## [Exercise]
Retype exactly what runs from the first line of the data to the line with "import * as", keeping both of those lines and skipping pictures.

## [Excerpted data]
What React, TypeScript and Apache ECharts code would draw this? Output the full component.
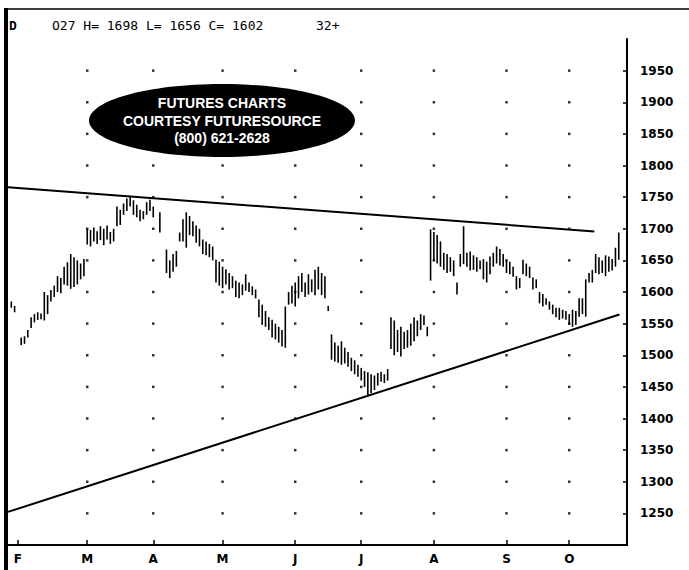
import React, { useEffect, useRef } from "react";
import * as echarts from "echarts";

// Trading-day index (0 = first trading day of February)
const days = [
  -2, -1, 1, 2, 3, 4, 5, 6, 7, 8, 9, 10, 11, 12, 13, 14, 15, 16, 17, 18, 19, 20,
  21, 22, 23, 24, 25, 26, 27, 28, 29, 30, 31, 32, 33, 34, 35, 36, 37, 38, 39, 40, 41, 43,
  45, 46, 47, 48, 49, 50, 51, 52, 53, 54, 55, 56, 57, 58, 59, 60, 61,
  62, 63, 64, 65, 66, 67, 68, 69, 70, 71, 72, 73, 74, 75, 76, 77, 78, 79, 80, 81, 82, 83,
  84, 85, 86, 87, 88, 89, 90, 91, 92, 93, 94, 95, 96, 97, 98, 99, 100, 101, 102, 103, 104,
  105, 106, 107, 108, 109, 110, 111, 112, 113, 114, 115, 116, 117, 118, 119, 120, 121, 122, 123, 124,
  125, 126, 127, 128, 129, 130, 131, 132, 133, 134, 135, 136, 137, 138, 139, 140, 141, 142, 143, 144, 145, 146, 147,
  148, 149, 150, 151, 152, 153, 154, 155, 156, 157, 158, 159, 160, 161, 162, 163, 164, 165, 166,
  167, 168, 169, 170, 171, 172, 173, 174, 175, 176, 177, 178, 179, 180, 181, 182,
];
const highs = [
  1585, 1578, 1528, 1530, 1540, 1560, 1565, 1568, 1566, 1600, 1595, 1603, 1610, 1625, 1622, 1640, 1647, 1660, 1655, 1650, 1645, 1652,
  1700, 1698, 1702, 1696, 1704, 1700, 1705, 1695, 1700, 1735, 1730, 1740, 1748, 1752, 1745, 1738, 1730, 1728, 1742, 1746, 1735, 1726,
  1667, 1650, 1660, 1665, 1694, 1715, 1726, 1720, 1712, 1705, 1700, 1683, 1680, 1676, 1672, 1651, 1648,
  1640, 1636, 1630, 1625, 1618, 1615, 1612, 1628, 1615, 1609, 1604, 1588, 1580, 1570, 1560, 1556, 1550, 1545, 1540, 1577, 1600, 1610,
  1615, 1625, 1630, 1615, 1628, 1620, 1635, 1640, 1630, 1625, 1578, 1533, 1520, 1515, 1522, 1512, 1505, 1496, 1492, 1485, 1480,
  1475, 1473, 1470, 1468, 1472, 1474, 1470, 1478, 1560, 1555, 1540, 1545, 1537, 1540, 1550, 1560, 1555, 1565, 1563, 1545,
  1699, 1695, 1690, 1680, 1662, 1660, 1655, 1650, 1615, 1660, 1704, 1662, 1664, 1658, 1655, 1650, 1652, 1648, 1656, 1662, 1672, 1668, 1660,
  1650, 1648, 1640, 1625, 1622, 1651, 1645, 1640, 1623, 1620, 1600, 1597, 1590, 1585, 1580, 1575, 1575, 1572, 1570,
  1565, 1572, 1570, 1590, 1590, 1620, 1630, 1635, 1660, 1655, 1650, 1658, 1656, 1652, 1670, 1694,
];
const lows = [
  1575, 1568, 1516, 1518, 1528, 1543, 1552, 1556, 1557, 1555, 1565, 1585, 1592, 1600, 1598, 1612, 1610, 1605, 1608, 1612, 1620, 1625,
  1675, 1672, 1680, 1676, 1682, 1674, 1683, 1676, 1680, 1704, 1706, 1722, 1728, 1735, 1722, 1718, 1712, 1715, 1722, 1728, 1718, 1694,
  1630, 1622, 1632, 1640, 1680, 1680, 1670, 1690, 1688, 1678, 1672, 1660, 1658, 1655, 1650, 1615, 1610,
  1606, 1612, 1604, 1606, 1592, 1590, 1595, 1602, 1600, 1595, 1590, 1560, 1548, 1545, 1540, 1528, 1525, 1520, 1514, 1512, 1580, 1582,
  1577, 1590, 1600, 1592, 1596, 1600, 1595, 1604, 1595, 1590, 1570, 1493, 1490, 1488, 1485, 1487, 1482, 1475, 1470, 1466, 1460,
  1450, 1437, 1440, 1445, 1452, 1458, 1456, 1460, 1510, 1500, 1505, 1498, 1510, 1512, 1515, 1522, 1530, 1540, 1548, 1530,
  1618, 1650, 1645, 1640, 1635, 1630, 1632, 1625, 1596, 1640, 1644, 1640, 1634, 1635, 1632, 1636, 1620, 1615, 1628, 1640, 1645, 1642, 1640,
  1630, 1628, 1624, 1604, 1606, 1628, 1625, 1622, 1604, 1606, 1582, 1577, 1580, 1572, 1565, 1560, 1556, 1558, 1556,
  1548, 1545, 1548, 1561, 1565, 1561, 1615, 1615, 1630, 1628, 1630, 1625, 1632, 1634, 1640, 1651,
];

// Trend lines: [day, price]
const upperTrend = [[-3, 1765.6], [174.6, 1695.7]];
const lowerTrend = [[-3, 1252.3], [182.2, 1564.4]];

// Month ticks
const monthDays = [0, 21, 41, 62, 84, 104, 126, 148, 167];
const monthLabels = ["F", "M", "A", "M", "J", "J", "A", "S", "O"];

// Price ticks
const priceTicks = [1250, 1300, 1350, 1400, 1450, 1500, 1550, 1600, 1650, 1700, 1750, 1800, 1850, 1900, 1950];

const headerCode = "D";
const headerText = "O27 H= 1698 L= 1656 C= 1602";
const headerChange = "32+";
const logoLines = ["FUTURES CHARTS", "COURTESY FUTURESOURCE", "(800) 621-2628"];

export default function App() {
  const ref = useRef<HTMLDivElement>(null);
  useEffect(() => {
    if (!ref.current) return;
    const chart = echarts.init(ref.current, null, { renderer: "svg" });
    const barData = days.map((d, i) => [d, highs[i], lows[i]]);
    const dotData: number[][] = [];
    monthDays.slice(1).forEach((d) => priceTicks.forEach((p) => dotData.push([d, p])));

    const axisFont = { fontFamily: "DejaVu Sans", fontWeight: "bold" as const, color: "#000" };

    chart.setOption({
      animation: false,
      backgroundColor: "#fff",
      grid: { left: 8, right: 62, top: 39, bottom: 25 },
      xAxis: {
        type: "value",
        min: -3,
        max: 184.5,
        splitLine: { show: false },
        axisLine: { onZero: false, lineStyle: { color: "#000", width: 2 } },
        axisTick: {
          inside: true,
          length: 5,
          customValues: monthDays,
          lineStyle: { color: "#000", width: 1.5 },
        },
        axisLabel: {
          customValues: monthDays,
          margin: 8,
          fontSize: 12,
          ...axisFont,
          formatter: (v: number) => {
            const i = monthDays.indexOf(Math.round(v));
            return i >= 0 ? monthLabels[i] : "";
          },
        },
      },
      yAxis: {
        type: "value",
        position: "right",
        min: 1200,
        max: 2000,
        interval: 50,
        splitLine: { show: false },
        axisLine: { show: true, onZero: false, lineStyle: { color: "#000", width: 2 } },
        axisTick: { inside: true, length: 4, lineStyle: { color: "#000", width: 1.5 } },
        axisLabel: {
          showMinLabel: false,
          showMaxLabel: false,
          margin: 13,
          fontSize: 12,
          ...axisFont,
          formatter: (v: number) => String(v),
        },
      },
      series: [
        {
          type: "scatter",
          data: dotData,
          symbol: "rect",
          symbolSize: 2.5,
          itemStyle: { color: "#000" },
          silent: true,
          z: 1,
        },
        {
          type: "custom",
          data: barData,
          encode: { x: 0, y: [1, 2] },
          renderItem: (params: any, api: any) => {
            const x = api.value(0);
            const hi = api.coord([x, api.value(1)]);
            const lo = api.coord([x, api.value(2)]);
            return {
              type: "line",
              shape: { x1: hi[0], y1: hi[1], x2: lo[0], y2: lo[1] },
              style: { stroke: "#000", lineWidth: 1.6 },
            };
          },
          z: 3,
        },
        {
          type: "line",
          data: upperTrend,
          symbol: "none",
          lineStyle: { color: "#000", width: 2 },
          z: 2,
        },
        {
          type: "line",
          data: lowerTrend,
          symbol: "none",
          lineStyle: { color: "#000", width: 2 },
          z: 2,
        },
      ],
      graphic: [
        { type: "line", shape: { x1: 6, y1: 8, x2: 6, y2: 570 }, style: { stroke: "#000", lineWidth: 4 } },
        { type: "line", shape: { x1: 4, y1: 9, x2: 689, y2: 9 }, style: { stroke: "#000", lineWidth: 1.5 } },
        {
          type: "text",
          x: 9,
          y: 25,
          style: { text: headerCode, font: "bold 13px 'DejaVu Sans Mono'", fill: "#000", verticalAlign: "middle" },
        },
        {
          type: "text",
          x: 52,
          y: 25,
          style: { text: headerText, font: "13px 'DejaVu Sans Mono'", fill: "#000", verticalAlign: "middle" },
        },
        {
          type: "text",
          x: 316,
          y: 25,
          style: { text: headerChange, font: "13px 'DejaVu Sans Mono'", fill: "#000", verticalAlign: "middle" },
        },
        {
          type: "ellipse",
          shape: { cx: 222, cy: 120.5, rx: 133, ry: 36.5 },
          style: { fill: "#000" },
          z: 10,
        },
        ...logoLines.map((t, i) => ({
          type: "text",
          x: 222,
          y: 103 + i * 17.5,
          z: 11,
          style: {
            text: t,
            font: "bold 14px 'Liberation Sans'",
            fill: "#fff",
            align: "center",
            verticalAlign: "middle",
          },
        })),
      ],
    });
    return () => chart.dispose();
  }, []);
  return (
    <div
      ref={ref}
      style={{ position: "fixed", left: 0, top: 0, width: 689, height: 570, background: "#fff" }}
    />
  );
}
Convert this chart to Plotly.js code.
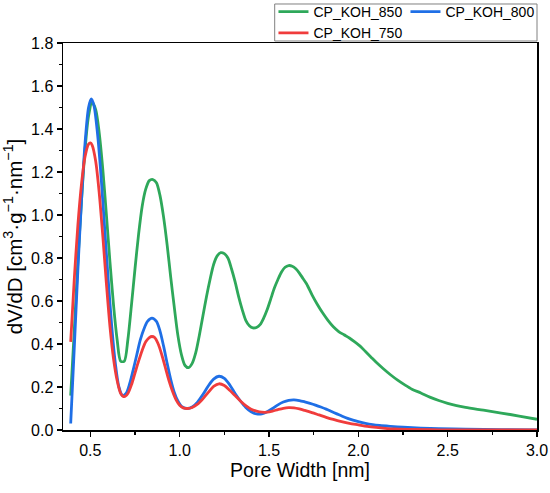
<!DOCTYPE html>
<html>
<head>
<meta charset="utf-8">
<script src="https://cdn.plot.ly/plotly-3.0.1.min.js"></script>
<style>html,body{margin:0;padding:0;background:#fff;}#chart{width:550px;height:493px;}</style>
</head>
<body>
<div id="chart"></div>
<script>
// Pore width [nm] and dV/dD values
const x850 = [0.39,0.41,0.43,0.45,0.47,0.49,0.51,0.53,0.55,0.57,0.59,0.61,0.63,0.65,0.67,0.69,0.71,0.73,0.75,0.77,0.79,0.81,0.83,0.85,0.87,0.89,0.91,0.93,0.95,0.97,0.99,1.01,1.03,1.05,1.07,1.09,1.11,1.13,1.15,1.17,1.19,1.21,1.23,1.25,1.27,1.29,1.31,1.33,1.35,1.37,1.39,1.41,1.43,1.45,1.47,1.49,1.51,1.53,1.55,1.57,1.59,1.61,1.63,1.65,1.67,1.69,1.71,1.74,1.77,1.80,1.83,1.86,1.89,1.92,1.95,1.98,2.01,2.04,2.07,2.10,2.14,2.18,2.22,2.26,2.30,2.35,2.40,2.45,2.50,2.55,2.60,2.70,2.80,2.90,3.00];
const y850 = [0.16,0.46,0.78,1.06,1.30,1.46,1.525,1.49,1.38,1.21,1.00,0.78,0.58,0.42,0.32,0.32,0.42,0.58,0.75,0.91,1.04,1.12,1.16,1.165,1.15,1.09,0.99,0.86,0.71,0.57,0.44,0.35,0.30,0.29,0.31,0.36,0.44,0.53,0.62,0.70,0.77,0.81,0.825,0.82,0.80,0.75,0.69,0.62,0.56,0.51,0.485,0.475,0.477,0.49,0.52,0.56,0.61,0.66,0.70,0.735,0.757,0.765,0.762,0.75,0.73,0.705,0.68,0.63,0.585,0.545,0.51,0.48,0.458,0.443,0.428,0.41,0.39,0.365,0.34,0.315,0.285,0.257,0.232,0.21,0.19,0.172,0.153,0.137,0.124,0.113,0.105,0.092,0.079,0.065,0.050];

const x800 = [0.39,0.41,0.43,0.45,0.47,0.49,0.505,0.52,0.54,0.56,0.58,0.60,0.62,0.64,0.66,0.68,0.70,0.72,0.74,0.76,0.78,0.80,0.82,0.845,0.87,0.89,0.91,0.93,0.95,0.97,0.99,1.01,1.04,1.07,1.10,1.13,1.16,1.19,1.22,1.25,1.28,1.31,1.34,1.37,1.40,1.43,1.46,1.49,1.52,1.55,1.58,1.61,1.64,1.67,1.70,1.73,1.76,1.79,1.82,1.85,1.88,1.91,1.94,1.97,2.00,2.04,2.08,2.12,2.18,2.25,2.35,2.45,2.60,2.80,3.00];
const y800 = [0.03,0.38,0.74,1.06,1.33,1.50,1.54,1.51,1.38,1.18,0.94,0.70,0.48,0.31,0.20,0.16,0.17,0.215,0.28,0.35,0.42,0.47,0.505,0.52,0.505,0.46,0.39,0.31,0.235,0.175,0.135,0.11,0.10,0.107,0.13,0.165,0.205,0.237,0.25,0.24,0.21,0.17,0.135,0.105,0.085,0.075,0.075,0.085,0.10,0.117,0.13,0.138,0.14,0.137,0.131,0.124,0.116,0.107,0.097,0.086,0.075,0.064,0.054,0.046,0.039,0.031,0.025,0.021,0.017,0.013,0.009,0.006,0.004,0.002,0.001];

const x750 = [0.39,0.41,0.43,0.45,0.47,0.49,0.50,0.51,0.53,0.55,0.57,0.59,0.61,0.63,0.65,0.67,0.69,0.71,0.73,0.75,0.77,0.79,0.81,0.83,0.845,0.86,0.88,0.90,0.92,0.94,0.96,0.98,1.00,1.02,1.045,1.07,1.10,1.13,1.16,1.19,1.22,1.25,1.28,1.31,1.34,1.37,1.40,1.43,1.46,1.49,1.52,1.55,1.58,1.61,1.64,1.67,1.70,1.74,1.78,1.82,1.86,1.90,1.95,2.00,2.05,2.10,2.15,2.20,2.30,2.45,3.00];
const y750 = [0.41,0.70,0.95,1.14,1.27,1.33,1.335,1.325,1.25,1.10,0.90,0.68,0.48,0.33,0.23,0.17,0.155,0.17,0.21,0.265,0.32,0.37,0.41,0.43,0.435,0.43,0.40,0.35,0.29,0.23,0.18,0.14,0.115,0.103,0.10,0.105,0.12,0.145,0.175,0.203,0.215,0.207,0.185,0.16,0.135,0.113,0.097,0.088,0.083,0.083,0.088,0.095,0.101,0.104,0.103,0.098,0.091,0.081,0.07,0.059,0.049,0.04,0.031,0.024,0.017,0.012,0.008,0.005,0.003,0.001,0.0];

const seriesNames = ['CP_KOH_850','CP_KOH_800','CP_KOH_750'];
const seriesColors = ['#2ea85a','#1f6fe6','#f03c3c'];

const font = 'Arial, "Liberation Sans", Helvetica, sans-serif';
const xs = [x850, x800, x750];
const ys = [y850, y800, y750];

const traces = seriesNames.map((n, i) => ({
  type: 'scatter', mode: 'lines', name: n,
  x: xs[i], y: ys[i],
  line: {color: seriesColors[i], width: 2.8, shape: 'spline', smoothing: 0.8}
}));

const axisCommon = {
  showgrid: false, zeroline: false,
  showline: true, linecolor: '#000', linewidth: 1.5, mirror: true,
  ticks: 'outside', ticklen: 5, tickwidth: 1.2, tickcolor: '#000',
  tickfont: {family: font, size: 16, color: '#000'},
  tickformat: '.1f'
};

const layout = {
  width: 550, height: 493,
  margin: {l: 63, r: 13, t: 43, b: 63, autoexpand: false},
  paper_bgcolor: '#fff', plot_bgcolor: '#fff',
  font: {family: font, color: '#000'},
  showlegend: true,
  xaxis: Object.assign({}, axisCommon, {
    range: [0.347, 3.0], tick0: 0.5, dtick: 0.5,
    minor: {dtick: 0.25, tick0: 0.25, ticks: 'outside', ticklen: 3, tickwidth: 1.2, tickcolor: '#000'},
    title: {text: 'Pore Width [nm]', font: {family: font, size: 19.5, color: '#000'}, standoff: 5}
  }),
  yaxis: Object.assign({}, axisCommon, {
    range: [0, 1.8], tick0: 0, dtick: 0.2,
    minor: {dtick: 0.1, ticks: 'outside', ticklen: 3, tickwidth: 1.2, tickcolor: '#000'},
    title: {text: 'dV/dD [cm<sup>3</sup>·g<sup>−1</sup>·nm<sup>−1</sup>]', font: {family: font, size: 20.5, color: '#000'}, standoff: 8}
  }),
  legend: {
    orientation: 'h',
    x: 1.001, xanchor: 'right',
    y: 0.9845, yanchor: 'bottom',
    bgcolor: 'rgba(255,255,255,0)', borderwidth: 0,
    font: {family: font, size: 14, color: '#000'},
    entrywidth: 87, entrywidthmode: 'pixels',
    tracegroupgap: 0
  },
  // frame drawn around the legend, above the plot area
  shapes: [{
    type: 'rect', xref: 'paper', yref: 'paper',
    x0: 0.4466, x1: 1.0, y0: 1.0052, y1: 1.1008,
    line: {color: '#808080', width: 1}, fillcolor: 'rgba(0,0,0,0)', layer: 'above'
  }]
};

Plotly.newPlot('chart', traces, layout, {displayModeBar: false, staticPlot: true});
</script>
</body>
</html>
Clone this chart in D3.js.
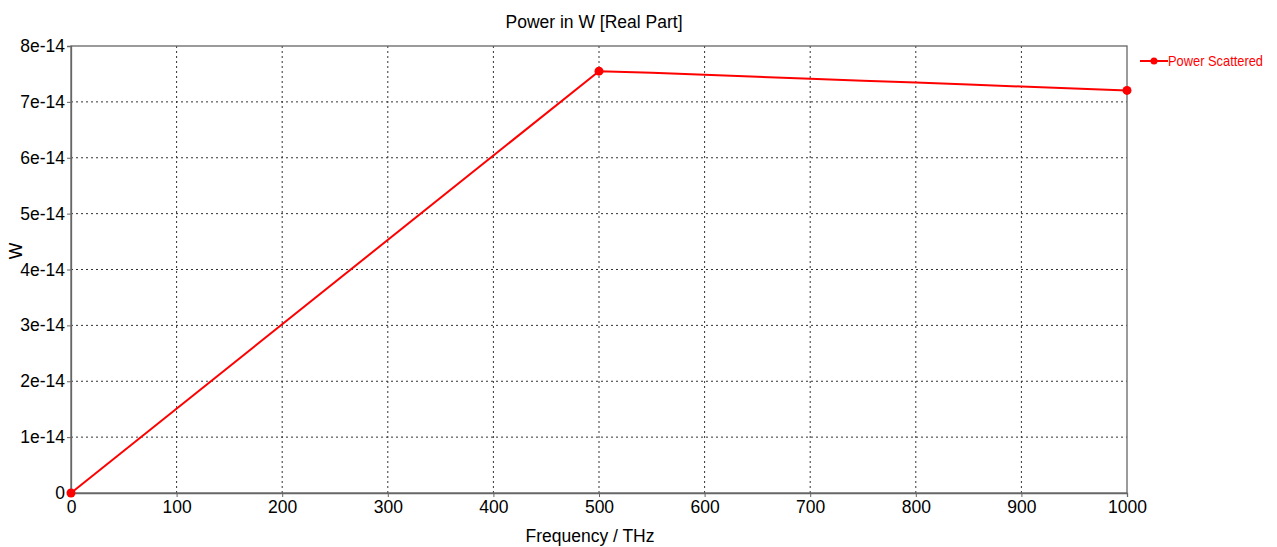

## [The output]
What React, TypeScript and Apache ECharts code would draw this? Output the full component.
import React, { useEffect, useRef } from "react";
import * as echarts from "echarts";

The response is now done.